Recovering concessions
Gary Walkowicz, an auto worker at Ford's Dearborn Truck assembly plant in suburban Detroit, said employees are expecting Ford to return "a substantial part of the concessions" workers made in 2007 and 2009.
He said he will vote no on any tentative agreement that does not include a wage increase and a cost-of-living allowance that the workers gave up.
"We feel we need guaranteed money," said Walkowicz, a UAW committee man who is critical of the tentative GM contract revealed Tuesday. Dearborn Truck, located just a few miles from Ford's world headquarters, makes Ford F-150 pickups.
Like GM and Chrysler, Ford is balking at raising fixed labor costs. Instead, the company wants to keep increases relegated to signing bonuses and enhanced profit-sharing.
The UAW has a grievance against Ford pending in arbitration that claims the company broke an agreement calling for equal treatment of unionized workers and salaried employees by giving white-collar workers raises and reinstated tuition assistance and 401(k) matches. Ford has not reinstated similar benefits for UAW members, the union claims.
Walkowicz said workers need to be wary of job promises because of fine print that says they will materialize only "if market conditions permit."
"Look at the promises made in 2007 and 2009," he said. "They were inflated."

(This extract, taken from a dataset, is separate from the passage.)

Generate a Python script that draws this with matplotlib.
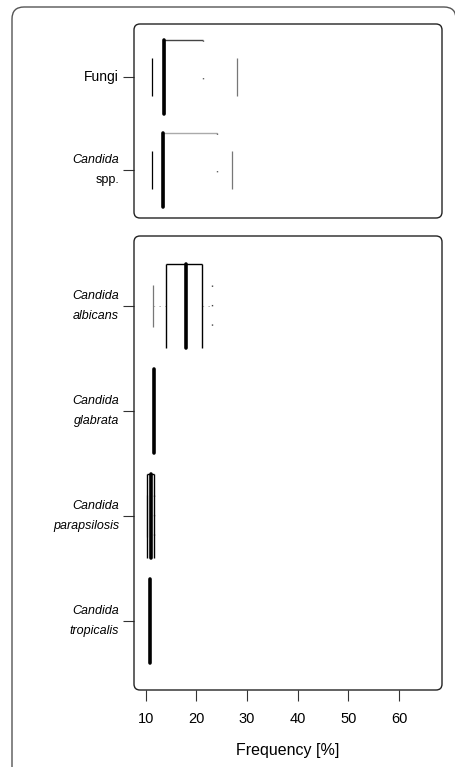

Ford has also provided rich compensation packages to senior executives in the last year that have drawn criticism from top UAW leaders.
GM pact
Under its agreement, GM agreed to add or retain 6,400 jobs, enhance profit-sharing, reopen an assembly plant and boost starting wages for new workers to $15.78, from $14, and to a maximum of about $19.28, up from about $16, in the previous contract.
While GM workers will not receive a wage increase, eligible employees will collect a $5,000 signing bonus upon ratification of the deal, and $1,000 "inflation protection" payments in the final three years of the contract.
Local leaders from the UAW unanimously supported the deal at a meeting in Detroit on Tuesday, sending the proposed contract to GM workers for a ratification vote the union expects to be completed by the end of next week.
Chrysler officials have indicated in recent days the GM deal is too expensive for Detroit's smallest automaker, though they support many of the economic provisions that tie more compensation to profits and lump sum payments.
The talks at Chrysler pose a delicate balancing act because the UAW holds a 41 percent stake in the automaker through an independent health care trust for retired auto workers.
The negotiations produced some rare public tension last week when UAW President Bob King skipped a meeting with Chrysler CEO Sergio Marchionne, who was expecting to sign a new accord before the Sept. 14 deadline.
In a two-page letter to King afterward, Marchionne said he felt slighted and that both he and King had let workers down for failing to deliver a new pact on schedule. The UAW has declined comment on the letter.
Marchionne met King on Wednesday before the talks were extended again, two people familiar with the negotiations said.
Chrysler is insisting on a contract that won't increase its overall labor costs and rates – already the lowest among Detroit's 3 automakers – and place it at a competitive disadvantage with rivals.
The average U.S. hourly labor cost -- wages and benefits – is $49 at Chrysler, compared to $58 at Ford and $56 at GM, according to The Center for Automotive Research in Ann Arbor, Mich.
At Toyota's U.S. plants, the hourly compensation averages $55 and at Hyundai it is $44, CAR says.